* [Request]: Each line of the material must be repeated precisely, with the pictures left out.

**** Recorded data ****

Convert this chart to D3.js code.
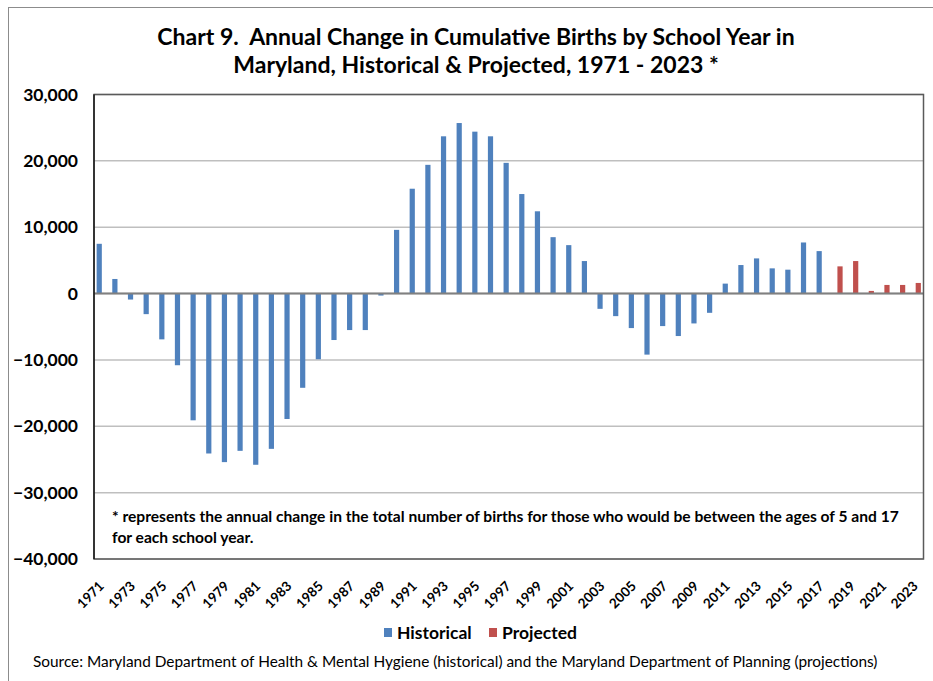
<!DOCTYPE html>
<html>
<head>
<meta charset="utf-8">
<script src="https://cdn.jsdelivr.net/npm/d3@7"></script>
<style>
  body { margin: 0; background: #fff; }
  svg { display: block; font-family: Lato, "Open Sans", sans-serif; }
  text { white-space: pre; }
</style>
</head>
<body>
<script>
// school years shown on the category axis
var years = [1971, 1972, 1973, 1974, 1975, 1976, 1977, 1978, 1979, 1980,
             1981, 1982, 1983, 1984, 1985, 1986, 1987, 1988, 1989, 1990,
             1991, 1992, 1993, 1994, 1995, 1996, 1997, 1998, 1999, 2000,
             2001, 2002, 2003, 2004, 2005, 2006, 2007, 2008, 2009, 2010,
             2011, 2012, 2013, 2014, 2015, 2016, 2017, 2018, 2019, 2020,
             2021, 2022, 2023];

// historical change 1971 - 2017
var historicalYears = years.slice(0, 47);
var historical = [7500, 2200, -900, -3100, -6900, -10800, -19100, -24100, -25400, -23700,
                  -25800, -23400, -18900, -14200, -9900, -7000, -5500, -5500, -300, 9600,
                  15800, 19400, 23700, 25700, 24400, 23700, 19700, 15000, 12400, 8500,
                  7300, 4900, -2300, -3400, -5200, -9200, -4900, -6400, -4500, -2900,
                  1500, 4300, 5300, 3800, 3600, 7700, 6400];

// projected change 2018 - 2023
var projectedYears = [2018, 2019, 2020, 2021, 2022, 2023];
var projected = [4100, 4900, 400, 1300, 1300, 1600];

var yTicks = [-40000, -30000, -20000, -10000, 0, 10000, 20000, 30000];
var xTickLabels = years.filter((y) => y % 2 == 1);

var seriesNames = ["Historical", "Projected"];
var colors = {Historical: "#4F81BD", Projected: "#C0504D"};

var W = 933, H = 681;
var plot = {left: 94, right: 923.5, top: 94.5, bottom: 559};

var svg = d3.select("body").append("svg").attr("width", W).attr("height", H);

// outer chart frame (runs off the right and bottom edges)
svg.append("rect")
    .attr("x", 8.5).attr("y", 7.5)
    .attr("width", W).attr("height", H)
    .attr("fill", "none").attr("stroke", "#8c8c8c").attr("stroke-width", 1);

var x = d3.scaleBand()
    .domain(years)
    .range([plot.left, plot.right])
    .paddingInner(0.335)
    .paddingOuter(0.1675);

var x1 = d3.scaleBand()
    .domain(seriesNames)
    .range([0, x.bandwidth()]);

var y = d3.scaleLinear()
    .domain([-40000, 30000])
    .range([plot.bottom, plot.top]);

// gridlines
svg.append("g").selectAll("line")
    .data(yTicks)
    .enter()
        .append("line")
        .attr("x1", plot.left).attr("x2", plot.right)
        .attr("y1", (d) => y(d)).attr("y2", (d) => y(d))
        .attr("stroke", "#bfbfbf").attr("stroke-width", 1.5);

// value axis labels
var yAxis = d3.axisLeft(y).tickValues(yTicks).tickSize(0).tickPadding(16)
    .tickFormat(d3.format(","));
var yg = svg.append("g").attr("transform", "translate(" + plot.left + ",0)").call(yAxis);
yg.select(".domain").remove();
yg.selectAll("text")
    .attr("font-family", "Lato, sans-serif")
    .attr("font-size", 17.5).attr("font-weight", "bold").attr("fill", "#000");

// bars
function drawSeries(name, cats, vals) {
    var rows = cats.map((c, i) => ({year: c, value: vals[i]}));
    svg.append("g").selectAll("rect")
        .data(rows)
        .enter()
            .append("rect")
            .attr("x", (d) => x(d.year) + x1(name))
            .attr("width", x1.bandwidth())
            .attr("y", (d) => y(Math.max(0, d.value)))
            .attr("height", (d) => Math.abs(y(d.value) - y(0)))
            .attr("fill", colors[name]);
}
drawSeries("Historical", historicalYears, historical);
drawSeries("Projected", projectedYears, projected);

// zero line
svg.append("line")
    .attr("x1", plot.left).attr("x2", plot.right)
    .attr("y1", y(0)).attr("y2", y(0))
    .attr("stroke", "#808080").attr("stroke-width", 2);

// footnote inside the plot
var note = svg.append("text")
    .attr("font-size", 15.6).attr("font-weight", "bold").attr("fill", "#000");
note.append("tspan").attr("x", 112).attr("y", 522)
    .text("* represents the annual change in the total number of births for those who would be between the ages of 5 and 17");
note.append("tspan").attr("x", 112).attr("y", 543)
    .text("for each school year.");

// plot frame
svg.append("rect")
    .attr("x", plot.left).attr("y", plot.top)
    .attr("width", plot.right - plot.left).attr("height", plot.bottom - plot.top)
    .attr("fill", "none").attr("stroke", "#5a5a5a").attr("stroke-width", 1.5);
svg.append("line")
    .attr("x1", plot.left).attr("x2", plot.left)
    .attr("y1", plot.top).attr("y2", plot.bottom)
    .attr("stroke", "#000").attr("stroke-width", 1.2);

// category labels, every other year, slanted
svg.append("g").selectAll("text")
    .data(xTickLabels)
    .enter()
        .append("text")
        .attr("transform", (d) => "translate(" + (x(d) + x.bandwidth() / 2 + 3) + "," + (plot.bottom + 28) + ") rotate(-45)")
        .attr("text-anchor", "end")
        .attr("font-size", 13.5).attr("font-weight", "bold").attr("fill", "#000")
        .text((d) => d);

// title
var title = svg.append("text")
    .attr("text-anchor", "middle")
    .attr("font-size", 23).attr("font-weight", "bold").attr("fill", "#000");
title.append("tspan").attr("x", 476).attr("y", 45)
    .text("Chart 9.  Annual Change in Cumulative Births by School Year in");
title.append("tspan").attr("x", 476).attr("y", 73)
    .text("Maryland, Historical & Projected, 1971 - 2023 *");

// legend
var legend = svg.append("g").selectAll("g")
    .data(seriesNames)
    .enter()
        .append("g")
        .attr("transform", (d, i) => "translate(" + (384 + i * 105) + ",628)");
legend.append("rect")
    .attr("width", 8).attr("height", 9)
    .attr("fill", (d) => colors[d]);
legend.append("text")
    .attr("x", 13).attr("y", 11)
    .attr("font-size", 17.5).attr("font-weight", "bold").attr("fill", "#000")
    .text((d) => d);

// source line
svg.append("text")
    .attr("x", 33).attr("y", 667)
    .attr("font-size", 15.4).attr("fill", "#000")
    .text("Source: Maryland Department of Health & Mental Hygiene (historical) and the Maryland Department of Planning (projections)");
</script>
</body>
</html>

****

* [Solution]:
Convert this chart to D3.js code.
<!DOCTYPE html>
<html>
<head>
<meta charset="utf-8">
<script src="https://cdn.jsdelivr.net/npm/d3@7"></script>
<style>
  body { margin: 0; background: #fff; }
  svg { display: block; font-family: Lato, "Open Sans", sans-serif; }
  text { white-space: pre; }
</style>
</head>
<body>
<script>
// school years shown on the category axis
var years = [1971, 1972, 1973, 1974, 1975, 1976, 1977, 1978, 1979, 1980,
             1981, 1982, 1983, 1984, 1985, 1986, 1987, 1988, 1989, 1990,
             1991, 1992, 1993, 1994, 1995, 1996, 1997, 1998, 1999, 2000,
             2001, 2002, 2003, 2004, 2005, 2006, 2007, 2008, 2009, 2010,
             2011, 2012, 2013, 2014, 2015, 2016, 2017, 2018, 2019, 2020,
             2021, 2022, 2023];

// historical change 1971 - 2017
var historicalYears = years.slice(0, 47);
var historical = [7500, 2200, -900, -3100, -6900, -10800, -19100, -24100, -25400, -23700,
                  -25800, -23400, -18900, -14200, -9900, -7000, -5500, -5500, -300, 9600,
                  15800, 19400, 23700, 25700, 24400, 23700, 19700, 15000, 12400, 8500,
                  7300, 4900, -2300, -3400, -5200, -9200, -4900, -6400, -4500, -2900,
                  1500, 4300, 5300, 3800, 3600, 7700, 6400];

// projected change 2018 - 2023
var projectedYears = [2018, 2019, 2020, 2021, 2022, 2023];
var projected = [4100, 4900, 400, 1300, 1300, 1600];

var yTicks = [-40000, -30000, -20000, -10000, 0, 10000, 20000, 30000];
var xTickLabels = years.filter((y) => y % 2 == 1);

var seriesNames = ["Historical", "Projected"];
var colors = {Historical: "#4F81BD", Projected: "#C0504D"};

var W = 933, H = 681;
var plot = {left: 94, right: 923.5, top: 94.5, bottom: 559};

var svg = d3.select("body").append("svg").attr("width", W).attr("height", H);

// outer chart frame (runs off the right and bottom edges)
svg.append("rect")
    .attr("x", 8.5).attr("y", 7.5)
    .attr("width", W).attr("height", H)
    .attr("fill", "none").attr("stroke", "#8c8c8c").attr("stroke-width", 1);

var x = d3.scaleBand()
    .domain(years)
    .range([plot.left, plot.right])
    .paddingInner(0.335)
    .paddingOuter(0.1675);

var x1 = d3.scaleBand()
    .domain(seriesNames)
    .range([0, x.bandwidth()]);

var y = d3.scaleLinear()
    .domain([-40000, 30000])
    .range([plot.bottom, plot.top]);

// gridlines
svg.append("g").selectAll("line")
    .data(yTicks)
    .enter()
        .append("line")
        .attr("x1", plot.left).attr("x2", plot.right)
        .attr("y1", (d) => y(d)).attr("y2", (d) => y(d))
        .attr("stroke", "#bfbfbf").attr("stroke-width", 1.5);

// value axis labels
var yAxis = d3.axisLeft(y).tickValues(yTicks).tickSize(0).tickPadding(16)
    .tickFormat(d3.format(","));
var yg = svg.append("g").attr("transform", "translate(" + plot.left + ",0)").call(yAxis);
yg.select(".domain").remove();
yg.selectAll("text")
    .attr("font-family", "Lato, sans-serif")
    .attr("font-size", 17.5).attr("font-weight", "bold").attr("fill", "#000");

// bars
function drawSeries(name, cats, vals) {
    var rows = cats.map((c, i) => ({year: c, value: vals[i]}));
    svg.append("g").selectAll("rect")
        .data(rows)
        .enter()
            .append("rect")
            .attr("x", (d) => x(d.year) + x1(name))
            .attr("width", x1.bandwidth())
            .attr("y", (d) => y(Math.max(0, d.value)))
            .attr("height", (d) => Math.abs(y(d.value) - y(0)))
            .attr("fill", colors[name]);
}
drawSeries("Historical", historicalYears, historical);
drawSeries("Projected", projectedYears, projected);

// zero line
svg.append("line")
    .attr("x1", plot.left).attr("x2", plot.right)
    .attr("y1", y(0)).attr("y2", y(0))
    .attr("stroke", "#808080").attr("stroke-width", 2);

// footnote inside the plot
var note = svg.append("text")
    .attr("font-size", 15.6).attr("font-weight", "bold").attr("fill", "#000");
note.append("tspan").attr("x", 112).attr("y", 522)
    .text("* represents the annual change in the total number of births for those who would be between the ages of 5 and 17");
note.append("tspan").attr("x", 112).attr("y", 543)
    .text("for each school year.");

// plot frame
svg.append("rect")
    .attr("x", plot.left).attr("y", plot.top)
    .attr("width", plot.right - plot.left).attr("height", plot.bottom - plot.top)
    .attr("fill", "none").attr("stroke", "#5a5a5a").attr("stroke-width", 1.5);
svg.append("line")
    .attr("x1", plot.left).attr("x2", plot.left)
    .attr("y1", plot.top).attr("y2", plot.bottom)
    .attr("stroke", "#000").attr("stroke-width", 1.2);

// category labels, every other year, slanted
svg.append("g").selectAll("text")
    .data(xTickLabels)
    .enter()
        .append("text")
        .attr("transform", (d) => "translate(" + (x(d) + x.bandwidth() / 2 + 3) + "," + (plot.bottom + 28) + ") rotate(-45)")
        .attr("text-anchor", "end")
        .attr("font-size", 13.5).attr("font-weight", "bold").attr("fill", "#000")
        .text((d) => d);

// title
var title = svg.append("text")
    .attr("text-anchor", "middle")
    .attr("font-size", 23).attr("font-weight", "bold").attr("fill", "#000");
title.append("tspan").attr("x", 476).attr("y", 45)
    .text("Chart 9.  Annual Change in Cumulative Births by School Year in");
title.append("tspan").attr("x", 476).attr("y", 73)
    .text("Maryland, Historical & Projected, 1971 - 2023 *");

// legend
var legend = svg.append("g").selectAll("g")
    .data(seriesNames)
    .enter()
        .append("g")
        .attr("transform", (d, i) => "translate(" + (384 + i * 105) + ",628)");
legend.append("rect")
    .attr("width", 8).attr("height", 9)
    .attr("fill", (d) => colors[d]);
legend.append("text")
    .attr("x", 13).attr("y", 11)
    .attr("font-size", 17.5).attr("font-weight", "bold").attr("fill", "#000")
    .text((d) => d);

// source line
svg.append("text")
    .attr("x", 33).attr("y", 667)
    .attr("font-size", 15.4).attr("fill", "#000")
    .text("Source: Maryland Department of Health & Mental Hygiene (historical) and the Maryland Department of Planning (projections)");
</script>
</body>
</html>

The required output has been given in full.